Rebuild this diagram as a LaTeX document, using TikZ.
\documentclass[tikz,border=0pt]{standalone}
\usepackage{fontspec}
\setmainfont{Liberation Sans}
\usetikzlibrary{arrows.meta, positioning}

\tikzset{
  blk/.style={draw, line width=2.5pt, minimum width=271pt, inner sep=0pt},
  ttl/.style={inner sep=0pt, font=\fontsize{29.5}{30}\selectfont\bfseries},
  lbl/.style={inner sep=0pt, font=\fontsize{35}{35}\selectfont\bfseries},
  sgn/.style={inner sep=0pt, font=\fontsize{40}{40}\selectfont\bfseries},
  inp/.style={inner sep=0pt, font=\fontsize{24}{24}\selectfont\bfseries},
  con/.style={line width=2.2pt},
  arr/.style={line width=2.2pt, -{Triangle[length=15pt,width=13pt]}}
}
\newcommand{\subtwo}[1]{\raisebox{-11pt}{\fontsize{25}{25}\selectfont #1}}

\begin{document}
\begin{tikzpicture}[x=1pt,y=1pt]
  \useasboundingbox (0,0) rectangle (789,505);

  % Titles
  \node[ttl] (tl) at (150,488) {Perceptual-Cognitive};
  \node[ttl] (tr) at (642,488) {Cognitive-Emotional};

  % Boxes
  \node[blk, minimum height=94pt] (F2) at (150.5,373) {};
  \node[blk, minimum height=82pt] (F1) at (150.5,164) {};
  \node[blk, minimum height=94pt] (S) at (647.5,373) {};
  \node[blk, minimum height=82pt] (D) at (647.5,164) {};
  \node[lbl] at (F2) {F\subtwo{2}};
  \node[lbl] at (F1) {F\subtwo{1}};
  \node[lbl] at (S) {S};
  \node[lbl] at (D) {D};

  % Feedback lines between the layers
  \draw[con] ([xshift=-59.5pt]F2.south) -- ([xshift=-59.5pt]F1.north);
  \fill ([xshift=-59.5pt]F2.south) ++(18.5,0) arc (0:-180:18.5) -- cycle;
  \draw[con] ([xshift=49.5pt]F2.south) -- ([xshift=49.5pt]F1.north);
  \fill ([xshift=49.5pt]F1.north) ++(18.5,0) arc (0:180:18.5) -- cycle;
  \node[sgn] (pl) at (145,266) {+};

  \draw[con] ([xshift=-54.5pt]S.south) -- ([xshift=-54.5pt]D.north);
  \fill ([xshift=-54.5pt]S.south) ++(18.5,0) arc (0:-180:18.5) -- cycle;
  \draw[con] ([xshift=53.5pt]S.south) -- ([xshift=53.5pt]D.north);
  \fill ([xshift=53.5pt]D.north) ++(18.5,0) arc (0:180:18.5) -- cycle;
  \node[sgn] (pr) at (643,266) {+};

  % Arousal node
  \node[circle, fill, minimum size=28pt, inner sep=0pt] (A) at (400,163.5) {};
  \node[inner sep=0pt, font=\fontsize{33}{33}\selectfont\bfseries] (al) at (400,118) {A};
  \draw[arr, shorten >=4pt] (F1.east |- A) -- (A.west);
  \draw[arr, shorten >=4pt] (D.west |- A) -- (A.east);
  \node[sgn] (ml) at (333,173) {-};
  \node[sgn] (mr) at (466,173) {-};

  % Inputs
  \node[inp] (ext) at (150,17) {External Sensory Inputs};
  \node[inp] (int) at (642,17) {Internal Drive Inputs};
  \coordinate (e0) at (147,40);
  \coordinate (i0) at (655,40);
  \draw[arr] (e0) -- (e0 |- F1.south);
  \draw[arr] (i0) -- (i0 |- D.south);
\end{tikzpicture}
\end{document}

SHORT EXERCISE: Your answer should be exactly the lines of the data above, from the first through the line containing "(pr) at (643,266)".

WRITTEN RESPONSE:
Rebuild this diagram as a LaTeX document, using TikZ.
\documentclass[tikz,border=0pt]{standalone}
\usepackage{fontspec}
\setmainfont{Liberation Sans}
\usetikzlibrary{arrows.meta, positioning}

\tikzset{
  blk/.style={draw, line width=2.5pt, minimum width=271pt, inner sep=0pt},
  ttl/.style={inner sep=0pt, font=\fontsize{29.5}{30}\selectfont\bfseries},
  lbl/.style={inner sep=0pt, font=\fontsize{35}{35}\selectfont\bfseries},
  sgn/.style={inner sep=0pt, font=\fontsize{40}{40}\selectfont\bfseries},
  inp/.style={inner sep=0pt, font=\fontsize{24}{24}\selectfont\bfseries},
  con/.style={line width=2.2pt},
  arr/.style={line width=2.2pt, -{Triangle[length=15pt,width=13pt]}}
}
\newcommand{\subtwo}[1]{\raisebox{-11pt}{\fontsize{25}{25}\selectfont #1}}

\begin{document}
\begin{tikzpicture}[x=1pt,y=1pt]
  \useasboundingbox (0,0) rectangle (789,505);

  % Titles
  \node[ttl] (tl) at (150,488) {Perceptual-Cognitive};
  \node[ttl] (tr) at (642,488) {Cognitive-Emotional};

  % Boxes
  \node[blk, minimum height=94pt] (F2) at (150.5,373) {};
  \node[blk, minimum height=82pt] (F1) at (150.5,164) {};
  \node[blk, minimum height=94pt] (S) at (647.5,373) {};
  \node[blk, minimum height=82pt] (D) at (647.5,164) {};
  \node[lbl] at (F2) {F\subtwo{2}};
  \node[lbl] at (F1) {F\subtwo{1}};
  \node[lbl] at (S) {S};
  \node[lbl] at (D) {D};

  % Feedback lines between the layers
  \draw[con] ([xshift=-59.5pt]F2.south) -- ([xshift=-59.5pt]F1.north);
  \fill ([xshift=-59.5pt]F2.south) ++(18.5,0) arc (0:-180:18.5) -- cycle;
  \draw[con] ([xshift=49.5pt]F2.south) -- ([xshift=49.5pt]F1.north);
  \fill ([xshift=49.5pt]F1.north) ++(18.5,0) arc (0:180:18.5) -- cycle;
  \node[sgn] (pl) at (145,266) {+};

  \draw[con] ([xshift=-54.5pt]S.south) -- ([xshift=-54.5pt]D.north);
  \fill ([xshift=-54.5pt]S.south) ++(18.5,0) arc (0:-180:18.5) -- cycle;
  \draw[con] ([xshift=53.5pt]S.south) -- ([xshift=53.5pt]D.north);
  \fill ([xshift=53.5pt]D.north) ++(18.5,0) arc (0:180:18.5) -- cycle;
  \node[sgn] (pr) at (643,266) {+};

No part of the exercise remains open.